时间:2023-07-27 理论教育 版权反馈
【摘要】:在大多数台湾学者看来,台湾地区的股东代表诉讼是弊大于利的,他们对于抨击该制度的弊端也是毫不吝啬的。换而言之,台湾地区股东代表诉讼制度对原告持股比例和持股时间的双重限制,将大多数需要受到司法保护的中小股东排除在外。说来奇怪,我国台湾地区在股东代表诉讼制度中多处设计侧重于防止滥诉,这里反倒成了一个缺口。

台湾股东代表诉讼制度弊端揭示

在大多数台湾学者看来,台湾地区的股东代表诉讼是弊大于利的,他们对于抨击该制度的弊端也是毫不吝啬的。王文宇先生特地在其论著《公司法论》中对该制度作了“检讨”:“观察本法所规定之代表诉讼制度,可以发现相关规范有诸多缺失,似无法发挥代表诉讼制度之立意。”[27]戴铭晟先生在对台湾地区和日本的股东代表诉讼制度进行对比研究后发现:“台湾之规定不仅过于简单,且就股东权益之保护面观之,台湾法制完败,无一胜过日本法制。”[28]此说法虽有偏激之处,但也不无道理。但我国台湾地区的股东代表诉讼究竟有何弊端?

1.对当事人限制太严且规定不明

首先,对当事人的规定过于严格。原告方面,依台湾地区所谓“公司法”规定,“必须持有已发行股份总数百分之三以上”且“继续一年以上”持有该股份。然而现代股份公司体量庞大,股东尤其是中小股东数量巨大且股份流转频繁,持有3%股份的股东实属大股东,持股份额在3%以下的股东数量占绝大多数且因持股比例少,其更容易成为大股东和管理层谋求自身利益的牺牲品。换而言之,台湾地区股东代表诉讼制度对原告持股比例和持股时间的双重限制,将大多数需要受到司法保护的中小股东排除在外。公司治理,为谁而治理?当然是为公众投资者,而该规定显然与此背道而驰。在被告方面,台湾地区所谓“公司法”规定股东代表诉讼的被告仅限于公司董事,只有在“证券投资人及期货交易人保护法”第10-1条规定的特殊法定情形下,监察人才可充当被告。诚然,董事是公司的负责人和直接经营者,但公司之行为从决议形成到具体执行,并不只经公司董事之手,监察人、其他高级管理人员甚至外部的利益相关者,都可能在其中扮演各种角色,他们当中的每个行为都可能因自身私利而不顾全体股东利益,进而对公司造成消极影响。故台湾地区之仅规定董事为被告,未免太过狭隘。试想,一项诉讼制度,当事人不能做原告,无权提起诉讼,又找不到被告,不知可以向谁追诉,谈何诉讼?何谈保障?

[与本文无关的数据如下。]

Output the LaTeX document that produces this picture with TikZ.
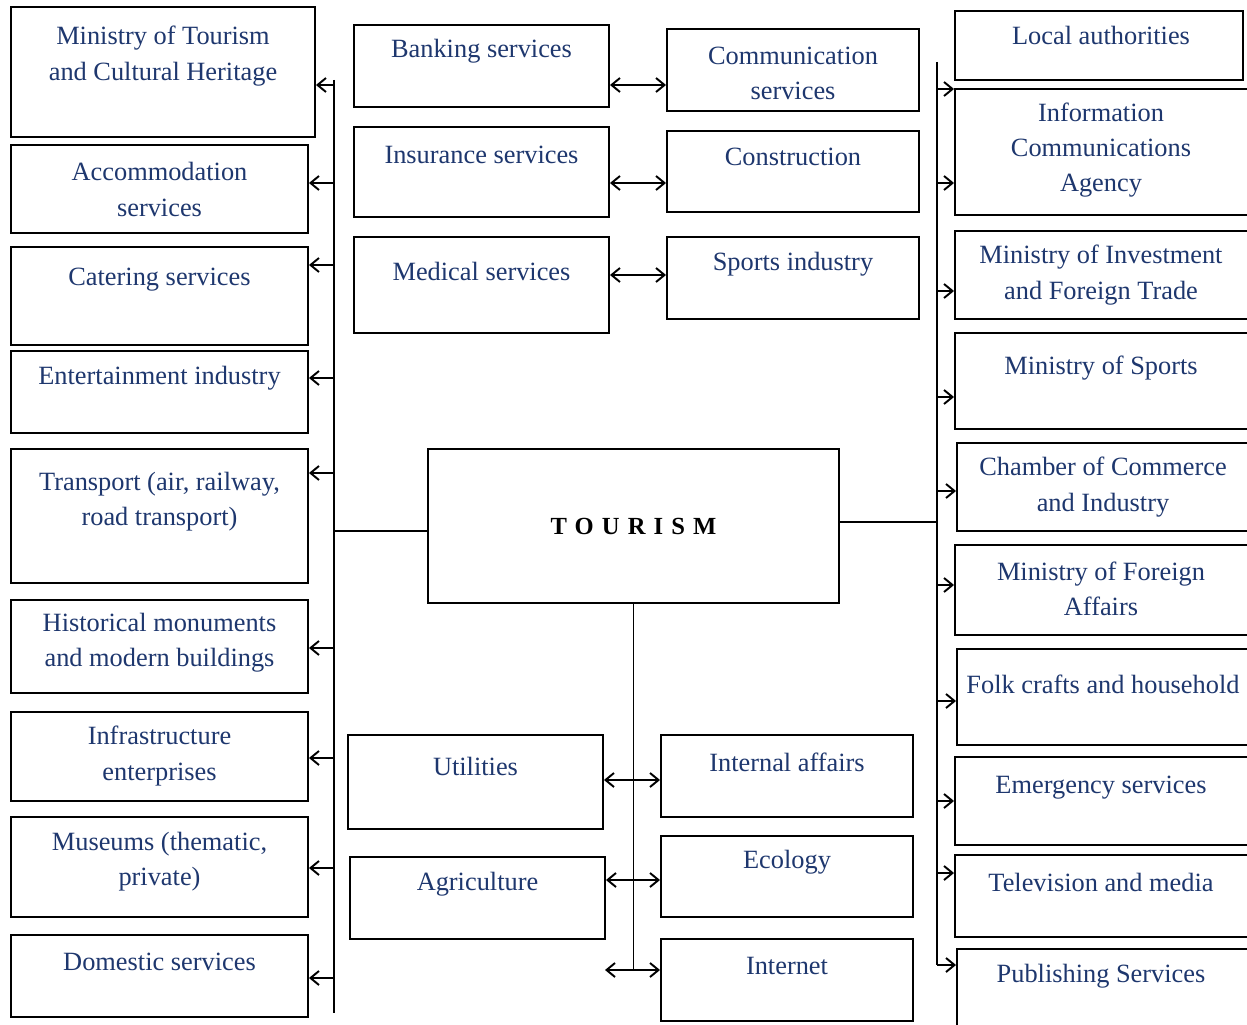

其次,对当事人的规定不周全。第一,对于持股时间“持续持股一年”没有深入阐述。“持续持股一年”持续到何时?是持续到提起诉讼之时还是侵害行为发生时?若侵害行为为持续性行为且持续时间长又该如何?这些问题在台湾地区现行所谓“公司法”中都得不到解答,也没有相关司法解释加以说明。第二,起诉主观要件缺失,即原告股东在起诉时,不考量其主观意图是否正当。造成的结果是:只要当原告股东满足起诉时所持有股份的比例以及持股时间,即使其主观不是为了全体股东利益,或为个人私利,或为干扰公司经营,但法院依据现有法律也无法阻碍其诉讼,这就是典型的“无理滥诉”。说来奇怪,我国台湾地区在股东代表诉讼制度中多处设计侧重于防止滥诉,这里反倒成了一个缺口。第三,没有规定持股比例和持股时间的例外。现实生活中情况复杂多样,一味要求持股比例和持股时间,太过僵化和不切实际。举一简单例子,一个成立不足一年的股份有限公司,其股东持股时间无论如何都不能满足条件,那么当公司董事违反所谓“公司法”中规定的义务而损害公司权益时,股东又该如何维权?恐怕只能望“法”兴叹了。

2.前置程序设置不严密

其一,审查期限30日过短,表面上看,规定时间越短似乎越利于原告,其实不然。一是因为监察人并非都是法律专家;二是在大型公司中往往利益关系错综复杂,董事是否有承担责任的事由必须留有足够的时间调查清楚,30日未必足够。[29]其二,未规定前置程序之豁免事由,不妨设想,若经过监察人30日审查之后,已因董事之行为对公司造成无法补救之损失,就算顺利起诉并胜诉又有何意义?足够的审查期限加上豁免情形,才能既满足审查所需又能考虑到特殊情形。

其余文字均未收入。